Outre la LTECV, le démarrage des travaux du Grand Paris Express, met clairement en évidence la nécessité de prendre les déchets du BTP en grande considération ; avec 43 millions de tonnes annoncées dont il faudra prévoir l'écoulement, le traitement et la valorisation, il y a de quoi faire. Federec, le SR BTP et la société du Grand Paris envisagent d'ailleurs la création d'un label à destination des plateformes de valorisation des terres du Grand Paris Express... En tout état de cause, l'ensemble des travaux en cours organisés par le syndicat a pour objectif de mettre en valeur les installations de recyclage « dans un contexte très concurrentiel où la valorisation en remblais de carrière est dominante »...

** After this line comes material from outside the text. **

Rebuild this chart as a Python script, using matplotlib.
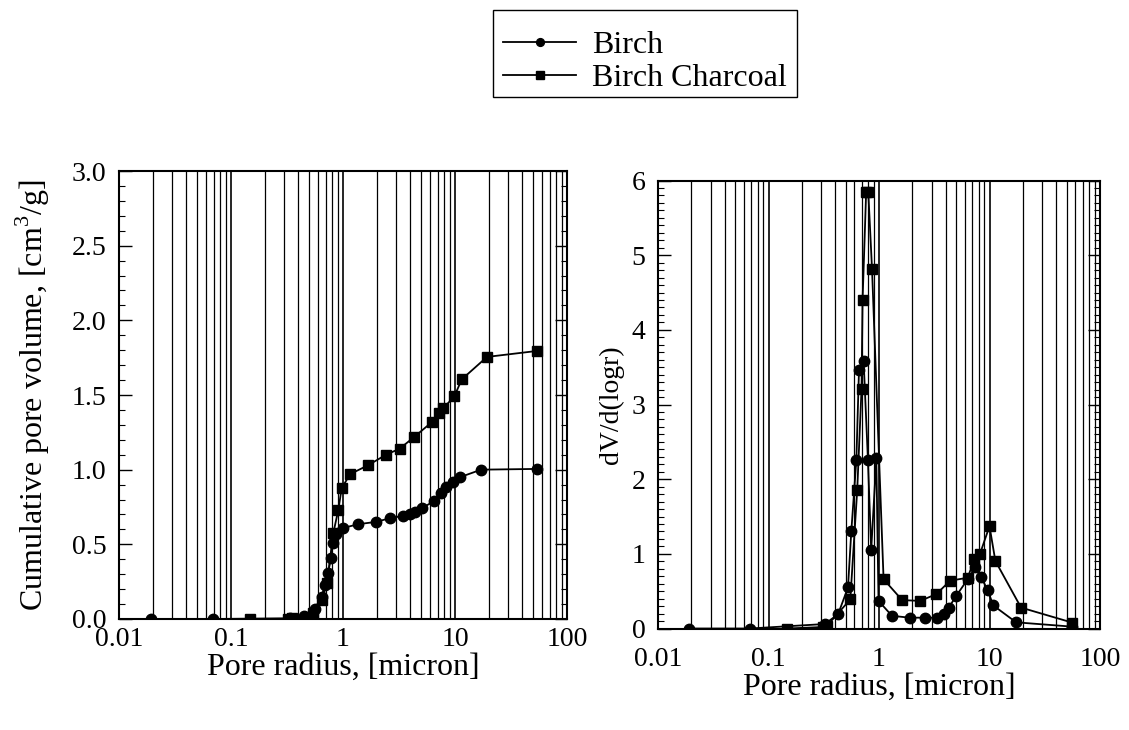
import matplotlib
matplotlib.use("Agg")
import matplotlib.pyplot as plt
from matplotlib.patches import Rectangle
from matplotlib.ticker import MultipleLocator, FixedLocator, NullFormatter, FormatStrFormatter

plt.rcParams['font.family'] = ['Liberation Serif', 'DejaVu Serif']
plt.rcParams['mathtext.fontset'] = 'custom'
plt.rcParams['mathtext.rm'] = 'Liberation Serif'

# ---- data: left panel (cumulative pore volume) ----
birch_r_cum = [0.0192, 0.0695, 0.336, 0.449, 0.562, 0.645, 0.69, 0.74, 0.777, 0.81, 0.87,
               1.01, 1.37, 1.96, 2.63, 3.41, 3.96, 4.39, 5.04, 6.49, 7.45, 8.26, 9.66,
               11.1, 17.1, 53.7]
birch_cum = [0.0, 0.0, 0.005, 0.02, 0.07, 0.15, 0.23, 0.31, 0.41, 0.51, 0.57,
             0.61, 0.635, 0.65, 0.675, 0.69, 0.705, 0.715, 0.74, 0.79, 0.845, 0.885, 0.92,
             0.95, 1.0, 1.005]
charcoal_r_cum = [0.148, 0.324, 0.35, 0.543, 0.645, 0.72, 0.819, 0.908, 0.973, 1.156, 1.68,
                  2.42, 3.2, 4.34, 6.25, 7.17, 7.83, 9.85, 11.5, 19.3, 54.0]
charcoal_cum = [0.0, 0.0, 0.005, 0.04, 0.13, 0.24, 0.575, 0.73, 0.875, 0.97, 1.03,
                1.10, 1.14, 1.22, 1.32, 1.38, 1.41, 1.49, 1.605, 1.755, 1.795]

# ---- data: right panel (dV/d(logr)) ----
birch_r_dv = [0.019, 0.068, 0.323, 0.426, 0.524, 0.562, 0.624, 0.659, 0.726, 0.794, 0.85,
              0.946, 0.99, 1.31, 1.89, 2.63, 3.36, 3.86, 4.28, 4.99, 6.35, 7.46, 8.39,
              9.63, 10.8, 17.4, 55.7]
birch_dv = [0.0, 0.0, 0.06, 0.19, 0.55, 1.31, 2.26, 3.46, 3.58, 2.26, 1.05,
            2.28, 0.37, 0.17, 0.145, 0.145, 0.145, 0.20, 0.28, 0.435, 0.66, 0.82, 0.685,
            0.516, 0.31, 0.083, 0.025]
charcoal_r_dv = [0.148, 0.31, 0.34, 0.55, 0.635, 0.695, 0.71, 0.765, 0.80, 0.865, 1.10,
                 1.62, 2.36, 3.3, 4.4, 6.35, 7.3, 8.2, 10.0, 11.3, 19.3, 55.7]
charcoal_dv = [0.0, 0.02, 0.04, 0.39, 1.85, 3.21, 4.40, 5.84, 5.84, 4.81, 0.66,
               0.38, 0.37, 0.46, 0.64, 0.68, 0.93, 1.0, 1.37, 0.905, 0.28, 0.08]

xticks = [0.01, 0.1, 1, 10, 100]
xticklabels = ['0.01', '0.1', '1', '10', '100']
series_labels = ['Birch', 'Birch Charcoal']

TFS = 20   # tick labels
LFS = 23   # axis labels / legend

W, H = 1129, 730
fig = plt.figure(figsize=(W/100, H/100), dpi=100)
axL = fig.add_axes([119/W, 1-619/H, 448/W, 448/H])
axR = fig.add_axes([658/W, 1-628.5/H, 442/W, 448/H])

def style(ax, ymax, ymajor, yminor, pad):
    ax.set_xscale('log')
    ax.set_xlim(0.01, 100)
    ax.set_ylim(0, ymax)
    minors = [m * 10.0**e for e in range(-2, 2) for m in range(2, 10)]
    for v in minors:
        ax.axvline(v, color='black', lw=0.9, zorder=1)
    for v in xticks[1:-1]:
        ax.axvline(v, color='black', lw=1.2, zorder=1)
    ax.xaxis.set_major_locator(FixedLocator(xticks))
    ax.set_xticklabels(xticklabels)
    ax.xaxis.set_minor_locator(FixedLocator(minors))
    ax.xaxis.set_minor_formatter(NullFormatter())
    ax.tick_params(axis='x', which='both', length=0, pad=pad, labelsize=TFS)
    ax.yaxis.set_major_locator(MultipleLocator(ymajor))
    ax.yaxis.set_minor_locator(MultipleLocator(yminor))
    ax.tick_params(axis='y', which='major', direction='in', length=9, width=1.0,
                   left=True, right=True, labelsize=TFS, pad=9)
    ax.tick_params(axis='y', which='minor', direction='in', length=4.5, width=0.8,
                   left=True, right=True)
    for s in ax.spines.values():
        s.set_linewidth(1.5)
        s.set_zorder(5)

style(axL, 3.0, 0.5, 0.1, 6)
style(axR, 6.0, 1, 0.1, 13)
axL.yaxis.set_major_formatter(FormatStrFormatter('%.1f'))

mk = dict(color='black', lw=1.3, markersize=7.5, zorder=3)
l1, = axL.plot(birch_r_cum, birch_cum, marker='o', **mk)
l2, = axL.plot(charcoal_r_cum, charcoal_cum, marker='s', **mk)
axR.plot(birch_r_dv, birch_dv, marker='o', **mk)
axR.plot(charcoal_r_dv, charcoal_dv, marker='s', **mk)

axL.set_ylabel('Cumulative pore volume, [cm$^3$/g]', fontsize=LFS)
axL.yaxis.set_label_coords(-0.150, 0.5)
axR.set_ylabel('dV/d(logr)', fontsize=TFS)
axR.yaxis.set_label_coords(-0.078, 0.5)
axL.set_xlabel('Pore radius, [micron]', fontsize=LFS)
axL.xaxis.set_label_coords(0.5, -0.075)
axR.set_xlabel('Pore radius, [micron]', fontsize=LFS)
axR.xaxis.set_label_coords(0.5, -0.098)

# legend box (frame drawn separately to match the reference's padding)
fig.patches.append(Rectangle((493/W, 1-97/H), (797-493)/W, (97-10)/H,
                             transform=fig.transFigure, fill=False,
                             edgecolor='black', lw=1.0))
leg = fig.legend([l1, l2], series_labels, loc='center',
                 bbox_to_anchor=(645/W, 1-62/H), fontsize=LFS, frameon=False,
                 handlelength=2.3, markerscale=0.75,
                 borderpad=0.0, labelspacing=0.1, handletextpad=0.5, borderaxespad=0)

fig.savefig('out.png', dpi=100)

Même langage du côté du SR-BTP (créé peu après les préconisations du Grenelle de l’environnement -en 2007/2008- qui ont posé les fondements d’une société du recyclage autour de deux principes, diminuer les quantités de déchets produites et tendre vers plus de valorisation de la matière) : le syndicat met tout en oeuvre pour qu'il n'y aucun amalgame entre les entreprises qui bossent comme des pro, et d'autres, qui s'avèrent parfois un peu plus légères lorsqu'il s'agit de traiter leurs déchets... après avoir publié en 2014, un guide de conception et de fonctionnement des installations de traitement des déchets du BTP, il a édité un livre blanc à destination des acteurs de la filière des déchets du BTP, en 2015 : ce dernier vise à promouvoir la déconstruction, le pré-tri, le tri in situ et le recyclage, mais aussi à améliorer la valorisation des déchets du BTP, et puis à tendre vers l’économie circulaire (pour pallier la raréfaction des matières premières) et à avoir une vision sur la filière par le maillage du territoire.

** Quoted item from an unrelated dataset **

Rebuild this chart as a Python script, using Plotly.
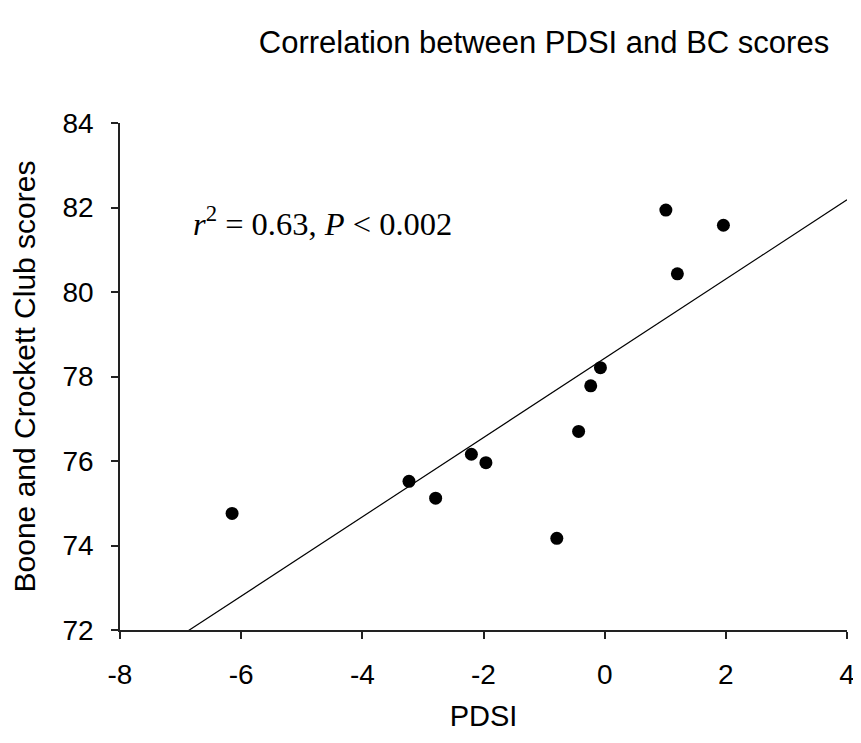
import numpy as np
import plotly.graph_objects as go

pdsi = [-6.15, -3.23, -2.79, -2.20, -1.96, -0.79, -0.43, -0.23, -0.07, 1.01, 1.20, 1.96]
bc_scores = [74.76, 75.52, 75.12, 76.16, 75.96, 74.17, 76.70, 77.78, 78.21, 81.94, 80.43, 81.58]

x_ticks = [-8, -6, -4, -2, 0, 2, 4]
x_tick_labels = ["-8", "-6", "-4", "-2", "0", "2", "4"]
y_ticks = [72, 74, 76, 78, 80, 82, 84]
y_tick_labels = ["72", "74", "76", "78", "80", "82", "84"]

slope, intercept = np.polyfit(pdsi, bc_scores, 1)
line_x = [x_ticks[0], x_ticks[-1]]
line_y = [slope * v + intercept for v in line_x]

FONT = "Liberation Sans, Arial, sans-serif"

fig = go.Figure()
fig.add_trace(go.Scatter(x=line_x, y=line_y, mode="lines",
                         line=dict(color="black", width=1.2), showlegend=False))
fig.add_trace(go.Scatter(x=pdsi, y=bc_scores, mode="markers",
                         marker=dict(color="black", size=13), showlegend=False))

fig.add_annotation(x=-6.82, y=81.67, xref="x", yref="y", xanchor="left", yanchor="middle",
                   text="<i>r</i><sup>2</sup> = 0.63, <i>P</i> < 0.002", showarrow=False,
                   font=dict(family="Liberation Serif, Times New Roman, serif", size=32.5, color="black"))

axis_common = dict(showgrid=False, zeroline=False, showline=True, linecolor="#222222", linewidth=1.5,
                   ticks="outside", ticklen=7, tickwidth=1.5, tickcolor="#222222",
                   tickfont=dict(family=FONT, size=28, color="black"),
                   ticklabelstandoff=12, automargin=False, mirror=False)

fig.update_layout(
    width=861, height=743,
    margin=dict(l=112, r=22, t=115, b=121, autoexpand=False),
    paper_bgcolor="white", plot_bgcolor="white",
    title=dict(text="Correlation between PDSI and BC scores", x=0.6225, xanchor="center",
               y=0.954, yanchor="middle",
               font=dict(family=FONT, size=31, color="black")),
    xaxis=dict(range=[-8, 4], tickvals=x_ticks, ticktext=x_tick_labels,
               title=dict(text="PDSI", font=dict(family=FONT, size=29, color="black"),
                          standoff=16),
               **axis_common),
    yaxis=dict(range=[72, 84], tickvals=y_ticks, ticktext=y_tick_labels,
               title=dict(text="Boone and Crockett Club scores",
                          font=dict(family=FONT, size=30, color="black"), standoff=24),
               **axis_common),
)

fig.write_html("out.html")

Afin d'aller plus loin dans la démarche initiale, on rappellera également que le SR-BTP, le SNED, Federec Verre et BTP, et la Fédération Française des Professionnels du Verre se sont réunis et ont mis en place un projet commun de développement de la filière de recyclage du verre plat de déconstruction et de rénovation, via un Engagement pour la Croissance Verte (voir Verre plat : trop de stockage, pas assez de recyclage).
Dans un registre complémentaire, et pour renforcer les moyens d'actions, le SNED (fondé en 1980, le Syndicat National Entreprises Démolition, 130 entreprises membres, des petites et moyennes structures, des leaders nationaux et européens, toutes titulaires d’au moins une qualification professionnelle se rapportant à l’exercice de la déconstruction) et le SR-BTP devraient d'ailleurs annoncer, tout début juin, la création d’un nouveau syndicat résultant de la fusion de leurs deux structures. Cette nouvelle entité constituera une structure unique en France regroupant à la fois les entreprises spécialisées dans les opérations de déconstruction et désamiantage ainsi que les entreprises spécialisées dans le recyclage des déchets du BTP. Alors que l’économie circulaire devient une réalité pour de nombreuses professions, l’un des objectif de cette organisation professionnelle sera notamment de concourir à une meilleure valorisation des déchets issus de la déconstruction et des travaux du BTP.